The study, carried out by NASA’s Jet Propulsion Laboratory in Pasadena, California, shows that the weak gravitational pull of a nearby spacecraft could deflect a hypothetical asteroid 140 metres across, big enough to cause regional devastation if it hit Earth.

“Prior to this study, the gravity tractor deflection technique had been proven in only a conceptual way,” says Clark Chapman of the Southwest Research Institute in Boulder, Colorado, who was not involved in the study.

“Although there were few, if any, substantive criticisms of these concepts, some of us had the feeling that the ideas were viewed as quaint but not-ready-for-prime-time,” he says. “The JPL study gives it the solid engineering underpinnings that we never really doubted, but now are there for anyone to see.”

Exactly how much of a push is needed to deflect an asteroid depends on how long before a potential impact the intervention begins, and what kind of orbit the object is going to follow in the interval, says Rusty Schweickart, a former Apollo astronaut and chairman of the B612 Foundation, which funded the study.

Narrow keyhole

In some cases, the asteroid will pass through a narrow “keyhole” in space before returning on a future orbit to hit Earth. If it misses the keyhole, which may be only a few hundred metres across, it will go on to miss Earth.

That’s where a gravity tractor alone could do the job. “The gravity tractor is a wimp, but it’s a precise wimp,” Schweickart told New Scientist. “It can make very small, precise changes in orbit, and that’s what you need to avoid a keyhole.”

The well-known asteroid Apophis could pass through such a keyhole in 2029, leading to an impact with Earth just seven years later. In the JPL study, the imagined asteroid is initially discovered on a direct path to impact, so a gravity tractor would be too feeble to deflect it alone. Instead, the team envisages a one-two punch.

Gentle force

First a spacecraft would be crashed directly into it, similar to the Deep Impact mission that impacted a comet in 2005. That would provide a much greater change of direction, but in a less controllable fashion. There’s a chance it could even push the path of the asteroid into one of those dangerous keyholes.

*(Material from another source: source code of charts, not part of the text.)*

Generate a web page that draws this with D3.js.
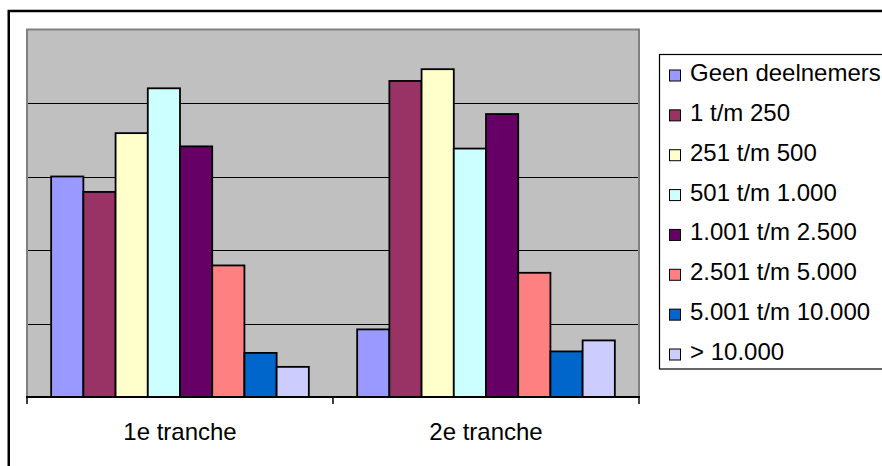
<!DOCTYPE html>
<html>
<head>
<meta charset="utf-8">
<script src="https://cdn.jsdelivr.net/npm/d3@7"></script>
<style>
  html, body { margin: 0; padding: 0; background: #fff; }
  svg { display: block; }
  text { font-family: Arial, "Liberation Sans", sans-serif; fill: #000; }
</style>
</head>
<body>
<svg id="chart" width="882" height="466"></svg>
<script>
// Participants per size class, per tranche
const categories = ["1e tranche", "2e tranche"];
const seriesNames = [
  "Geen deelnemers", "1 t/m 250", "251 t/m 500", "501 t/m 1.000",
  "1.001 t/m 2.500", "2.501 t/m 5.000", "5.001 t/m 10.000", "> 10.000"
];
const tranche1 = [30.0, 27.9, 35.9, 42.0, 34.1, 17.9, 6.0, 4.1];
const tranche2 = [9.2, 43.0, 44.6, 33.8, 38.5, 16.9, 6.2, 7.7];
const seriesColors = [
  "#9999FF", "#993366", "#FFFFCC", "#CCFFFF",
  "#660066", "#FF8080", "#0066CC", "#CCCCFF"
];
const gridTicks = [0, 10, 20, 30, 40, 50];

const values = [tranche1, tranche2];
const svg = d3.select("#chart");

// Outer chart frame (continues past the right and bottom edge)
svg.append("rect")
  .attr("x", 8.75).attr("y", 11)
  .attr("width", 1000).attr("height", 1000)
  .attr("fill", "none").attr("stroke", "#000").attr("stroke-width", 2.5);

const plot = { left: 27, right: 639, top: 29.5, bottom: 397 };

const x0 = d3.scaleBand().domain(categories).range([plot.left, plot.right]).padding(0);
const x1 = d3.scaleBand().domain(seriesNames).range([0, x0.bandwidth()])
  .paddingInner(0).paddingOuter(0.75);
const y = d3.scaleLinear().domain([0, 50]).range([plot.bottom, plot.top]);

// Plot area background
svg.append("rect")
  .attr("x", plot.left).attr("y", plot.top)
  .attr("width", plot.right - plot.left).attr("height", plot.bottom - plot.top)
  .attr("fill", "#C0C0C0");

// Horizontal gridlines
svg.append("g").selectAll("line")
  .data(gridTicks.slice(1, -1))
  .join("line")
  .attr("x1", plot.left).attr("x2", plot.right)
  .attr("y1", d => Math.round(y(d)) + 0.5).attr("y2", d => Math.round(y(d)) + 0.5)
  .attr("stroke", "#000").attr("stroke-width", 1);

// Plot area border (left, top, right)
svg.append("path")
  .attr("d", `M${plot.left},${plot.bottom} V${plot.top} H${plot.right} V${plot.bottom}`)
  .attr("fill", "none").attr("stroke", "#808080").attr("stroke-width", 2);

// Bars
const groups = svg.append("g").selectAll("g")
  .data(categories)
  .join("g")
  .attr("transform", d => `translate(${x0(d)},0)`);

groups.selectAll("rect")
  .data((c, i) => seriesNames.map((s, j) => ({ s, v: values[i][j], color: seriesColors[j] })))
  .join("rect")
  .attr("x", d => x1(d.s))
  .attr("y", d => y(d.v))
  .attr("width", x1.bandwidth())
  .attr("height", d => y(0) - y(d.v))
  .attr("fill", d => d.color)
  .attr("stroke", "#000")
  .attr("stroke-width", 1.8);

// Category axis
const axisG = svg.append("g").attr("transform", `translate(0,${plot.bottom})`);
axisG.append("line")
  .attr("x1", plot.left - 1).attr("x2", plot.right + 1)
  .attr("stroke", "#000").attr("stroke-width", 2);
axisG.selectAll("line.tick")
  .data([plot.left, x0(categories[1]), plot.right])
  .join("line")
  .attr("class", "tick")
  .attr("x1", d => d).attr("x2", d => d)
  .attr("y1", 0).attr("y2", 7)
  .attr("stroke", "#000").attr("stroke-width", 1.5);
axisG.selectAll("text.cat")
  .data(categories)
  .join("text")
  .attr("class", "cat")
  .attr("x", d => x0(d) + x0.bandwidth() / 2)
  .attr("y", 43)
  .attr("text-anchor", "middle")
  .style("font-size", "24px")
  .text(d => d);

// Legend
const legend = svg.append("g");
legend.append("rect")
  .attr("x", 659.5).attr("y", 54.5)
  .attr("width", 400).attr("height", 314.5)
  .attr("fill", "#fff").attr("stroke", "#000").attr("stroke-width", 1.2);

const rowY = d3.scalePoint().domain(seriesNames).range([81, 360]);
const items = legend.selectAll("g.item")
  .data(seriesNames)
  .join("g")
  .attr("class", "item")
  .attr("transform", d => `translate(0,${rowY(d)})`);
items.append("rect")
  .attr("x", 669.5).attr("y", -11)
  .attr("width", 11).attr("height", 11)
  .attr("fill", (d, i) => seriesColors[i])
  .attr("stroke", "#000").attr("stroke-width", 1);
items.append("text")
  .attr("x", 690).attr("y", 0)
  .style("font-size", "24px")
  .text(d => d);
</script>
</body>
</html>
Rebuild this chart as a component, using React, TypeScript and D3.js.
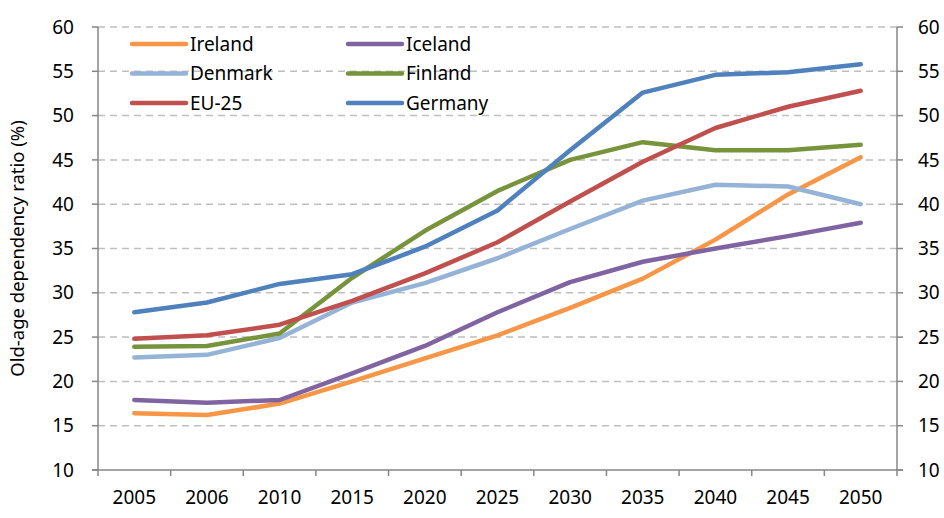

Then a second spacecraft, the gravity tractor, would come into play. Weighing around a tonne and hovering about 150 metres away from the asteroid, it would exert a gentle gravitational force, changing the asteroid’s velocity by only 0.22 microns per second each day. But over a long enough time, that could steer it away from the keyhole.

In the simulation, a simple control system kept the spacecraft in position, and a transponder on the asteroid helped monitor its position and thus determine its trajectory more precisely than would be possible otherwise.

The simulated asteroid was 140 metres wide and its elongated shape was copied from an asteroid called Itokawa, which was visited by Japan’s Hayabusa spacecraft in 2005.

Like real asteroids, it was spinning in the study – important since asymmetric gravitational effects could push the tractor out of position. “We didn’t want some nice easy, smooth shape,” says Schweickart. “We have a little bitty spacecraft with this monster swinging its butt at it.”